▸ Supplied material
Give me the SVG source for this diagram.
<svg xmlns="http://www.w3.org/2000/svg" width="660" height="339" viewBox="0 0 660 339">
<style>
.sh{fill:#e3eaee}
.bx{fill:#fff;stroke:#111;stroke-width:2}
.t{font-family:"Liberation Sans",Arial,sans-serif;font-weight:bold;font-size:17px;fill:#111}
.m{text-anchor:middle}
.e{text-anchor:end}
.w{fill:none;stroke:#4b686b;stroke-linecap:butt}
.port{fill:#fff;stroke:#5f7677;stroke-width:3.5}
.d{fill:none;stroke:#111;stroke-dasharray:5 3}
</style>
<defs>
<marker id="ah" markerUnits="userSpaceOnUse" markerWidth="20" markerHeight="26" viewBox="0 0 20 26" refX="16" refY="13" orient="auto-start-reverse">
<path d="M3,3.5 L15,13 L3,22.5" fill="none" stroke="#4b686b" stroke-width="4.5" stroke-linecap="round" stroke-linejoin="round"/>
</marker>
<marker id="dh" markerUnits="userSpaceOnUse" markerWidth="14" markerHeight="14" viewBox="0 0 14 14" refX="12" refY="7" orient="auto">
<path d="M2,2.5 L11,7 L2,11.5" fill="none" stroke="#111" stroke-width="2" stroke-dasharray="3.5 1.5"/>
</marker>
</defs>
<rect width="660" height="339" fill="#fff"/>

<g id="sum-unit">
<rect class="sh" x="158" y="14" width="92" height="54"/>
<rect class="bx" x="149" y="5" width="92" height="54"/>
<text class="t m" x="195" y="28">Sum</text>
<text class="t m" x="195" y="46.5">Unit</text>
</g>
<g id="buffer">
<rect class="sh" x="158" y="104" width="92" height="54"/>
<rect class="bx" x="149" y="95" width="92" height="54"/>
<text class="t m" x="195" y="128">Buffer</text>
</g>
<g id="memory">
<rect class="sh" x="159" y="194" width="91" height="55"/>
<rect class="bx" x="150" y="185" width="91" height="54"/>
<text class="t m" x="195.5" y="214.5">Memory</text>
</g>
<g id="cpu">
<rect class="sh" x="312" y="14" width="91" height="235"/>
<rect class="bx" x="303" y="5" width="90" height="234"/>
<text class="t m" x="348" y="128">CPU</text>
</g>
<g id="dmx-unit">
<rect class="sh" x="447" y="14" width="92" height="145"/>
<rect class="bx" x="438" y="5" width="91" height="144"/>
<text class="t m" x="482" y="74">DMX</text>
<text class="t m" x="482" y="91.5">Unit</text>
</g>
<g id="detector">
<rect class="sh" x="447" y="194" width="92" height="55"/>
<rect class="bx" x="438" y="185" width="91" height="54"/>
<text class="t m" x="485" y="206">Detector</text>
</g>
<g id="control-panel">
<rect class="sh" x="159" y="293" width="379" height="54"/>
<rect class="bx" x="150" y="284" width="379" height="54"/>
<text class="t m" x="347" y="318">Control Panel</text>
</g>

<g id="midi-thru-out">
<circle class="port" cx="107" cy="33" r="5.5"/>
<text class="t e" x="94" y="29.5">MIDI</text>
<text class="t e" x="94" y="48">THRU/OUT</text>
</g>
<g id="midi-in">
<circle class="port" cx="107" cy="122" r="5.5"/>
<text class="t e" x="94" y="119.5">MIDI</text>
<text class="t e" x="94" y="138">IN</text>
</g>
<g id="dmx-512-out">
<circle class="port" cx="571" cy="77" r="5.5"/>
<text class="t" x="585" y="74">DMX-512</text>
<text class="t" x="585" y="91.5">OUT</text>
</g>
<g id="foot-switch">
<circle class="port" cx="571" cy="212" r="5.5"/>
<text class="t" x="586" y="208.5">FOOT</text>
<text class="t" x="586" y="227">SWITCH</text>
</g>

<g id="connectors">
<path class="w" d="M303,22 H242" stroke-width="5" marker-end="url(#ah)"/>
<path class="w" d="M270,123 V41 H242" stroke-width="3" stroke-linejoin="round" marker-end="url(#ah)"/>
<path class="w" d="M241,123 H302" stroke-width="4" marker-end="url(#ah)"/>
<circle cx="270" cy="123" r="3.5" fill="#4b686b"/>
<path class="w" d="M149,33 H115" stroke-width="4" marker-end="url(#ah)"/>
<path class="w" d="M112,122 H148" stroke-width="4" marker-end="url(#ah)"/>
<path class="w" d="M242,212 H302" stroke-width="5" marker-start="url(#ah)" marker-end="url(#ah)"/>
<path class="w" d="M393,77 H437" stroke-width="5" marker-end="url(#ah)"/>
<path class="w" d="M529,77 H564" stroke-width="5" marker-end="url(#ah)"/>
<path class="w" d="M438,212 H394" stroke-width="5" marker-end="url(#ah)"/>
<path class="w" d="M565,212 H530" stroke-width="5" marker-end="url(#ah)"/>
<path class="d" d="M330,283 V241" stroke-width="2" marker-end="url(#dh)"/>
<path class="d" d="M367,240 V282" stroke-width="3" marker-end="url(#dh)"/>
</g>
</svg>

▸ Task to complete
Write out the entire listing exactly.

▸ Result of the exercise
Give me the SVG source for this diagram.
<svg xmlns="http://www.w3.org/2000/svg" width="660" height="339" viewBox="0 0 660 339">
<style>
.sh{fill:#e3eaee}
.bx{fill:#fff;stroke:#111;stroke-width:2}
.t{font-family:"Liberation Sans",Arial,sans-serif;font-weight:bold;font-size:17px;fill:#111}
.m{text-anchor:middle}
.e{text-anchor:end}
.w{fill:none;stroke:#4b686b;stroke-linecap:butt}
.port{fill:#fff;stroke:#5f7677;stroke-width:3.5}
.d{fill:none;stroke:#111;stroke-dasharray:5 3}
</style>
<defs>
<marker id="ah" markerUnits="userSpaceOnUse" markerWidth="20" markerHeight="26" viewBox="0 0 20 26" refX="16" refY="13" orient="auto-start-reverse">
<path d="M3,3.5 L15,13 L3,22.5" fill="none" stroke="#4b686b" stroke-width="4.5" stroke-linecap="round" stroke-linejoin="round"/>
</marker>
<marker id="dh" markerUnits="userSpaceOnUse" markerWidth="14" markerHeight="14" viewBox="0 0 14 14" refX="12" refY="7" orient="auto">
<path d="M2,2.5 L11,7 L2,11.5" fill="none" stroke="#111" stroke-width="2" stroke-dasharray="3.5 1.5"/>
</marker>
</defs>
<rect width="660" height="339" fill="#fff"/>

<g id="sum-unit">
<rect class="sh" x="158" y="14" width="92" height="54"/>
<rect class="bx" x="149" y="5" width="92" height="54"/>
<text class="t m" x="195" y="28">Sum</text>
<text class="t m" x="195" y="46.5">Unit</text>
</g>
<g id="buffer">
<rect class="sh" x="158" y="104" width="92" height="54"/>
<rect class="bx" x="149" y="95" width="92" height="54"/>
<text class="t m" x="195" y="128">Buffer</text>
</g>
<g id="memory">
<rect class="sh" x="159" y="194" width="91" height="55"/>
<rect class="bx" x="150" y="185" width="91" height="54"/>
<text class="t m" x="195.5" y="214.5">Memory</text>
</g>
<g id="cpu">
<rect class="sh" x="312" y="14" width="91" height="235"/>
<rect class="bx" x="303" y="5" width="90" height="234"/>
<text class="t m" x="348" y="128">CPU</text>
</g>
<g id="dmx-unit">
<rect class="sh" x="447" y="14" width="92" height="145"/>
<rect class="bx" x="438" y="5" width="91" height="144"/>
<text class="t m" x="482" y="74">DMX</text>
<text class="t m" x="482" y="91.5">Unit</text>
</g>
<g id="detector">
<rect class="sh" x="447" y="194" width="92" height="55"/>
<rect class="bx" x="438" y="185" width="91" height="54"/>
<text class="t m" x="485" y="206">Detector</text>
</g>
<g id="control-panel">
<rect class="sh" x="159" y="293" width="379" height="54"/>
<rect class="bx" x="150" y="284" width="379" height="54"/>
<text class="t m" x="347" y="318">Control Panel</text>
</g>

<g id="midi-thru-out">
<circle class="port" cx="107" cy="33" r="5.5"/>
<text class="t e" x="94" y="29.5">MIDI</text>
<text class="t e" x="94" y="48">THRU/OUT</text>
</g>
<g id="midi-in">
<circle class="port" cx="107" cy="122" r="5.5"/>
<text class="t e" x="94" y="119.5">MIDI</text>
<text class="t e" x="94" y="138">IN</text>
</g>
<g id="dmx-512-out">
<circle class="port" cx="571" cy="77" r="5.5"/>
<text class="t" x="585" y="74">DMX-512</text>
<text class="t" x="585" y="91.5">OUT</text>
</g>
<g id="foot-switch">
<circle class="port" cx="571" cy="212" r="5.5"/>
<text class="t" x="586" y="208.5">FOOT</text>
<text class="t" x="586" y="227">SWITCH</text>
</g>

<g id="connectors">
<path class="w" d="M303,22 H242" stroke-width="5" marker-end="url(#ah)"/>
<path class="w" d="M270,123 V41 H242" stroke-width="3" stroke-linejoin="round" marker-end="url(#ah)"/>
<path class="w" d="M241,123 H302" stroke-width="4" marker-end="url(#ah)"/>
<circle cx="270" cy="123" r="3.5" fill="#4b686b"/>
<path class="w" d="M149,33 H115" stroke-width="4" marker-end="url(#ah)"/>
<path class="w" d="M112,122 H148" stroke-width="4" marker-end="url(#ah)"/>
<path class="w" d="M242,212 H302" stroke-width="5" marker-start="url(#ah)" marker-end="url(#ah)"/>
<path class="w" d="M393,77 H437" stroke-width="5" marker-end="url(#ah)"/>
<path class="w" d="M529,77 H564" stroke-width="5" marker-end="url(#ah)"/>
<path class="w" d="M438,212 H394" stroke-width="5" marker-end="url(#ah)"/>
<path class="w" d="M565,212 H530" stroke-width="5" marker-end="url(#ah)"/>
<path class="d" d="M330,283 V241" stroke-width="2" marker-end="url(#dh)"/>
<path class="d" d="M367,240 V282" stroke-width="3" marker-end="url(#dh)"/>
</g>
</svg>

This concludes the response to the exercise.